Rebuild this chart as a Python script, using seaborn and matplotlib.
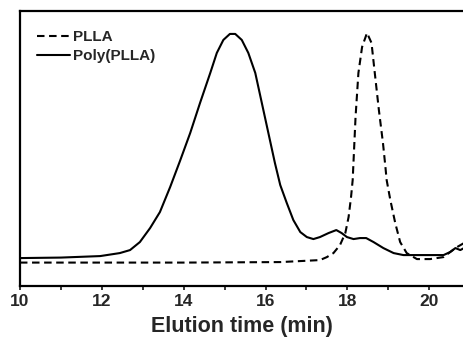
import numpy as np
import pandas as pd
import matplotlib
matplotlib.use("Agg")
import matplotlib.pyplot as plt
import seaborn as sns

# GPC traces (elution time in min, detector signal in a.u.)
poly_time = [10.0, 11.0, 11.96, 12.44, 12.69, 12.93, 13.18, 13.42, 13.67, 13.91,
             14.16, 14.40, 14.65, 14.81, 14.97, 15.13, 15.26, 15.42, 15.58, 15.75,
             15.91, 16.07, 16.23, 16.36, 16.52, 16.68, 16.85, 17.01, 17.17, 17.33,
             17.54, 17.73, 17.86, 17.99, 18.15, 18.31, 18.46, 18.64, 18.88, 19.13,
             19.37, 19.78, 20.35, 20.51, 20.64, 20.76, 20.85]
poly_signal = [28, 28.5, 30, 33, 36, 44, 58, 74, 99, 125,
               153, 183, 213, 233, 246, 252, 252, 246, 233, 213,
               183, 153, 123, 101, 83, 66, 54, 49, 47, 49,
               53, 56, 53, 49, 47, 48, 48, 44, 38, 33,
               31, 31, 31, 34, 38, 36, 38]

plla_time = [10.0, 12.0, 14.0, 16.36, 17.33, 17.5, 17.66, 17.82, 17.95, 18.03,
             18.09, 18.13, 18.2, 18.27, 18.36, 18.48, 18.59, 18.67, 18.77, 18.87,
             18.93, 18.96, 19.05, 19.17, 19.29, 19.45, 19.70, 20.02, 20.35, 20.51,
             20.68, 20.85]
plla_signal = [23.5, 23.5, 23.5, 24, 26, 29, 33, 41, 53, 69,
               89, 106, 169, 213, 239, 253, 243, 213, 176, 143,
               119, 106, 86, 63, 44, 33, 27, 27, 29, 34,
               39, 43]

poly_df = pd.DataFrame({"time": poly_time, "signal": poly_signal})
plla_df = pd.DataFrame({"time": plla_time, "signal": plla_signal})

sns.set_style("ticks")
plt.rcParams["font.family"] = ["Liberation Sans", "DejaVu Sans"]

fig = plt.figure(figsize=(4.64, 3.41), dpi=100)
ax = fig.add_axes([0.043, 0.161, 0.957, 0.807])

sns.lineplot(data=plla_df, x="time", y="signal", ax=ax, color="black",
             linestyle=(0, (3.6, 2.2)), linewidth=1.5, label="PLLA")
sns.lineplot(data=poly_df, x="time", y="signal", ax=ax, color="black",
             linewidth=1.5, label="Poly(PLLA)")

ax.set_xlim(10, 20.85)
ax.set_ylim(0, 275)
ax.set_xticks([10, 12, 14, 16, 18, 20])
ax.set_xticks([11, 13, 15, 17, 19], minor=True)
ax.set_yticks([])
ax.tick_params(axis="x", which="both", direction="out", length=3, width=1.3,
               labelsize=12.5, pad=3)
for lab in ax.get_xticklabels():
    lab.set_fontweight("bold")
ax.set_xlabel("Elution time (min)", fontsize=15.5, fontweight="bold", labelpad=5)
ax.set_ylabel("")
for side in ["left", "top", "bottom"]:
    ax.spines[side].set_linewidth(1.6)
    ax.spines[side].set_color("black")
ax.spines["right"].set_visible(False)

leg = ax.legend(loc="upper left", frameon=False, fontsize=11, handlelength=2.2,
                handletextpad=0.2, labelspacing=0.35, borderaxespad=0.4,
                bbox_to_anchor=(0.01, 0.975))
for t in leg.get_texts():
    t.set_fontweight("bold")

fig.savefig("out.png", dpi=100)
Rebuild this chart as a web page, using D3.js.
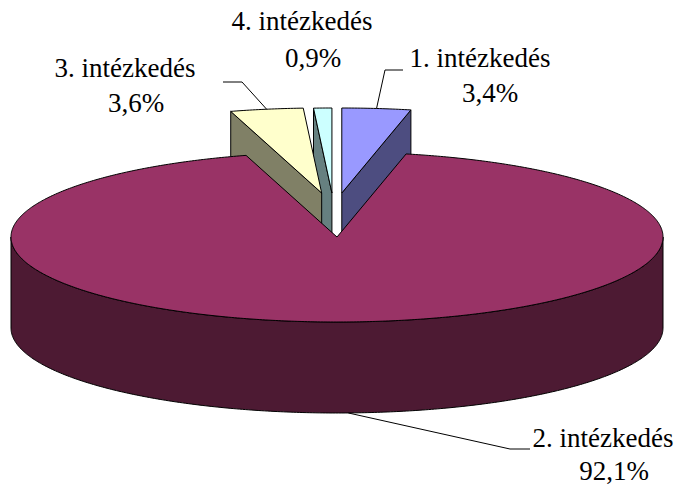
<!DOCTYPE html>
<html>
<head>
<meta charset="utf-8">
<script src="https://cdn.jsdelivr.net/npm/d3@7/dist/d3.min.js"></script>
<style>
  body { margin: 0; background: #fff; }
  #wrap { position: relative; width: 678px; height: 486px; overflow: hidden; }
  svg { display: block; position: absolute; left: 0; top: 0; }
</style>
</head>
<body>
<div id="wrap">
<svg id="chart" width="678" height="486"></svg>
</div>
<script>
// data
var names = ["1. intézkedés", "2. intézkedés", "3. intézkedés", "4. intézkedés"];
var values = [3.4, 92.1, 3.6, 0.9];
var pctLabels = ["3,4%", "92,1%", "3,6%", "0,9%"];
var topColors = ["#9999FF", "#993366", "#FFFFCC", "#CCFFFF"];
var exploded = [true, false, true, true];

//Dimension-related vars
var cx = 337, cy = 237;
var rx = 326, ry = 85;
var depth = 91;

var svg = d3.select('#chart');
svg.append('rect').attr('width', 678).attr('height', 486).attr('fill', '#fff');

var pie = d3.pie().sort(null).startAngle(0).endAngle(2 * Math.PI);
var arcs = pie(values).map(function(d, i) {
  var mid = (d.startAngle + d.endAngle) / 2;
  var off = exploded[i] ? [-3 + 73 * Math.sin(mid), -44] : [0, 0];
  return { i: i, s: d.startAngle, e: d.endAngle, mid: mid, off: off };
});

function pt(a, dz, off) {
  return [cx + off[0] + rx * Math.sin(a), cy + off[1] - ry * Math.cos(a) + dz];
}

function side(c) {
  var r = d3.rgb(c);
  return d3.rgb(Math.round(r.r / 2), Math.round(r.g / 2), Math.round(r.b / 2)).formatHex();
}

var lineGen = d3.line();

function arcPoints(a0, a1, dz, off) {
  var n = Math.max(2, Math.ceil(Math.abs(a1 - a0) / 0.01));
  return d3.range(n + 1).map(function(k) {
    return pt(a0 + (a1 - a0) * k / n, dz, off);
  });
}

function topPath(d) {
  var apex = [cx + d.off[0], cy + d.off[1]];
  return lineGen([apex].concat(arcPoints(d.s, d.e, 0, d.off))) + 'Z';
}

function radialPath(d, a) {
  var apex = [cx + d.off[0], cy + d.off[1]];
  var p = pt(a, 0, d.off);
  return lineGen([apex, p, [p[0], p[1] + depth], [apex[0], apex[1] + depth]]) + 'Z';
}

function wallPath(d) {
  var a0 = Math.max(d.s, Math.PI / 2), a1 = Math.min(d.e, 3 * Math.PI / 2);
  if (a1 <= a0) return null;
  var topPts = arcPoints(a0, a1, 0, d.off);
  var botPts = arcPoints(a1, a0, depth, d.off);
  return lineGen(topPts.concat(botPts)) + 'Z';
}

// back slices first
var order = arcs.slice().sort(function(a, b) { return Math.cos(b.mid) - Math.cos(a.mid); });

var g = svg.append('g')
  .attr('stroke', '#000')
  .attr('stroke-width', 1)
  .attr('stroke-linejoin', 'round');

order.forEach(function(d) {
  var c = topColors[d.i];
  var w = wallPath(d);
  if (w) g.append('path').attr('d', w).attr('fill', side(c));
  if (Math.sin(d.s) < -1e-6) g.append('path').attr('d', radialPath(d, d.s)).attr('fill', side(c));
  if (Math.sin(d.e) > 1e-6) g.append('path').attr('d', radialPath(d, d.e)).attr('fill', side(c));
  g.append('path').attr('d', topPath(d)).attr('fill', c);
});

//Labels (x = centre, y = baseline)
var labelPos = [
  { x1: 480, y1: 68, x2: 490, y2: 103, lead: [[385, 70], [403, 70]], anchorDz: 0 },
  { x1: 603, y1: 448, x2: 614, y2: 481, lead: [[510, 449], [530, 449]], anchorDz: depth },
  { x1: 125, y1: 78, x2: 136, y2: 113, lead: [[242, 82], [223, 82]], anchorDz: 0 },
  { x1: 302, y1: 31, x2: 313, y2: 68, lead: null }
];
var baseShift = 23; // baseline offset inside a 27px line box

var wrap = d3.select('#wrap');

function addLabel(x, y, txt) {
  var div = document.createElement('div');
  div.style.position = 'absolute';
  div.style.fontFamily = '"Liberation Serif"';
  div.style.fontSize = '27px';
  div.style.lineHeight = '27px';
  div.style.whiteSpace = 'nowrap';
  div.style.color = '#000';
  div.style.left = x + 'px';
  div.style.top = (y - baseShift) + 'px';
  div.style.transform = 'translateX(-50%)';
  div.textContent = txt;
  wrap.node().appendChild(div);
}

arcs.forEach(function(d) {
  var lp = labelPos[d.i];
  if (lp.lead) {
    var a = pt(d.mid, lp.anchorDz, d.off);
    svg.append('path')
      .attr('d', lineGen([a].concat(lp.lead)))
      .attr('fill', 'none')
      .attr('stroke', '#000')
      .attr('stroke-width', 1);
  }
  addLabel(lp.x1, lp.y1, names[d.i]);
  addLabel(lp.x2, lp.y2, pctLabels[d.i]);
});
</script>
</body>
</html>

* Your goal:
Repeat only the lines from the one holding "Rebuild this chart as a web" to the one holding "var depth = 91;", both ends included, and drop the images.

* Result below:
Rebuild this chart as a web page, using D3.js.
<!DOCTYPE html>
<html>
<head>
<meta charset="utf-8">
<script src="https://cdn.jsdelivr.net/npm/d3@7/dist/d3.min.js"></script>
<style>
  body { margin: 0; background: #fff; }
  #wrap { position: relative; width: 678px; height: 486px; overflow: hidden; }
  svg { display: block; position: absolute; left: 0; top: 0; }
</style>
</head>
<body>
<div id="wrap">
<svg id="chart" width="678" height="486"></svg>
</div>
<script>
// data
var names = ["1. intézkedés", "2. intézkedés", "3. intézkedés", "4. intézkedés"];
var values = [3.4, 92.1, 3.6, 0.9];
var pctLabels = ["3,4%", "92,1%", "3,6%", "0,9%"];
var topColors = ["#9999FF", "#993366", "#FFFFCC", "#CCFFFF"];
var exploded = [true, false, true, true];

//Dimension-related vars
var cx = 337, cy = 237;
var rx = 326, ry = 85;
var depth = 91;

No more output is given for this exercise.